Improve your photography skills with a 365 Project

January 6, 2011

My Fenway perpetual calendarTaking photos is easy. Taking good photos is hard. There’s so much to learn: Exposure, depth of field, off-camera lighting – if you don’t shoot regularly you will forget more than you learn.

Let’s face it: Photography isn’t a hobby you master overnight. Taking better photographs requires cumulative knowledge. A few weeks or months (or years) away from the lens and you’re almost back to square one.

How do you learn? By doing, by making mistakes and trying again. If you want to take better photos you need to practice, maybe make a commitment. 365 day photo projects have become popular. Taking up the reins of a one year project, shooting each and every day, will help improve your skills as well as giving you a visual reminder of each day.

Why a 365 Project?

It’s easy to put your camera bag in a closet: You pull it out on weekends and for special occasions. Your camera becomes your fair-weather friend, not your companion, like that kindly relative you really want to visit but never seem to find time.

A 365 project forces you to have that camera out, to use it each day. The camera and you bond, inseparable, like Abbot and Costello, PB and J, or lobster and melted butter. And from that your skills will improve. You will become a better photographer. You will see the world in a different way.

David Lee, a Seattle-native living in Japan, is in the midst of a 365 Project or A Photo a Day Project, started January 1, 2009. He explains his motivation for the venture to the Phottix Journal.

“I had a color dark room in the 80’s in high school. I got back into photography three years ago. I wasn’t as good as I remembered,” he says.

Eyes of a Child by David Lee

Eyes of a Child by David Lee

“365 forces me to use camera more than 2 or 3 times a month. I re-learned the basic science and camera settings, after the first couple months … things become second nature.”

David shoots 5 to 20 minutes weekdays and equates daily shooting to exercise. He’s often not happy with his results, but feels much more confident and capable.
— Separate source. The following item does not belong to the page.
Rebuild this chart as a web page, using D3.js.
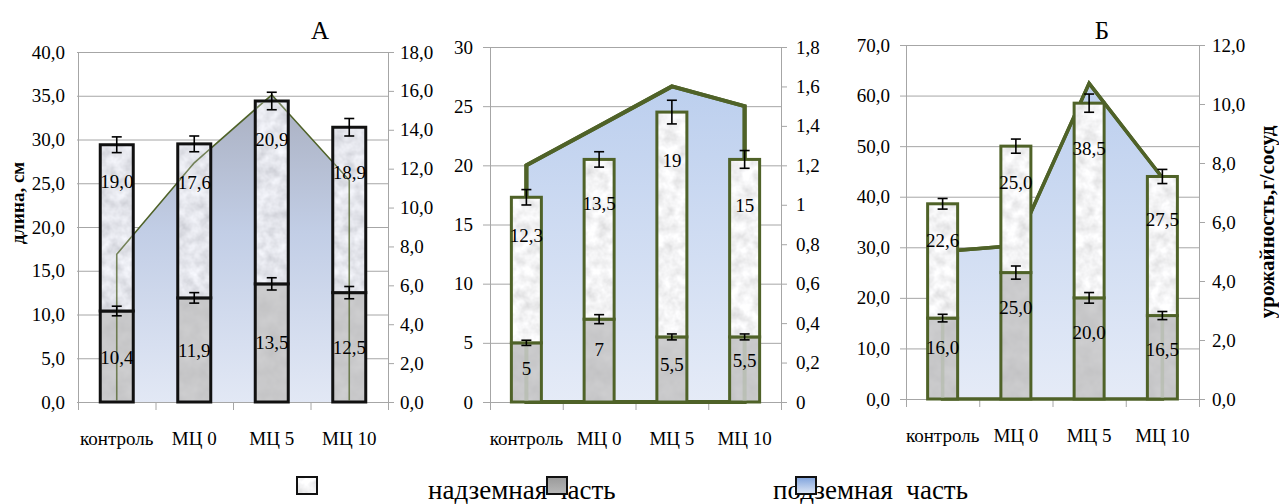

“I’m better at nailing focus, exposure, but am still working on composition,” he says.

365 – it’s not about getting the perfect shot daily, although Lee  says he tries, it is about getting better and shooting each day even when you don’t have time.

To reward his progress over this past year David has signed up for the Martin Bailey photo safari in Hokkaido, Japan in Feb 2010.

Getting a 365 Project started


Pick a realistic start date and plan: When will you shoot each day? Pick a time. Have a schedule: How often will you post your photos? Where will you post them? Get your website or flickr account ready before you start. Get any gear you may need. Taking self portraits? Make sure you have a wired or wireless remote shutter release.

Post Office Boxes by Donald Harper Photograpy Project 365

Post Office Boxes by Donald Harper Photograpy Project 365

Stay focused

Shoot everyday. That’s reason for the project. If you can’t shoot at your scheduled time do it earlier or later. Don’t fall behind. Shoot and evaluate your results. Post them for others to consider. Join a flickr group or online community for 365 photo projects. *flickr 365 group search results.

Take you camera with you everywhere. You never know what you will see. There are possible photographs all around us. Don’t be afraid to pull out your camera and snap a few.

Stay inspired

Evaluate your results. Are you making progress? How could you have captured that image differently? Look at the work of other photographers for inspiration. Don’t be afraid to experiment. Street photography? Macro photography? Landscapes? Try your hand at something new. Step out of your comfort zone. You have 365 days…

Editor’s Note This post was first published in September 2009. As we start 2011 it seems a good time to revisit it.

Calendar Image: Creative Commons License photo credit: joyosity
David Lee operates David Lee Photography. His 365 Project can be see at a photo a day. His image, Eyes of a Child is from May 20, 2007.
Mailboxes courtesy of Donald Harper Photography Project 365.



Jérôme Aoustin September 4, 2009 at 8:56 am

I couldn’t agree more with you. I started my own Project 365 28 days ago for a few different reasons.

First one, a personal challenge. I tried on January 1st of this year but wasn’t really committed to doing it seriously… after a few days I just forgot to take my daily shot and that was it. It is a commitment. Some days it may not be easy, everyone has imperatives in their lives. But, ultimately, everybody can find the time for it. It doesn’t even have to take more than 5 minutes. What is 5 minutes in a day? If you love doing it, it will be 5 minutes well spent.

Second, I want to grow, to get better. And nothing beats practice. It’s like everything else, it’s not acquired overnight. You need to work on it. Soon enough though, you start realizing how good it feels to do something that you really love. And like all things, it gets much easier. It feels great.

Third, I also love writing. I used my blog to display my photos and write about it. Two passions complementing each other. I am so glad I finally got myself to do it.

Kimberly C. October 12, 2011 at 3:45 am

I have been searching for inspiration today for my 365, I am busy back blogging photos taken months ago on topics I have near forgotten. It is very hard. Thanks for sharing this!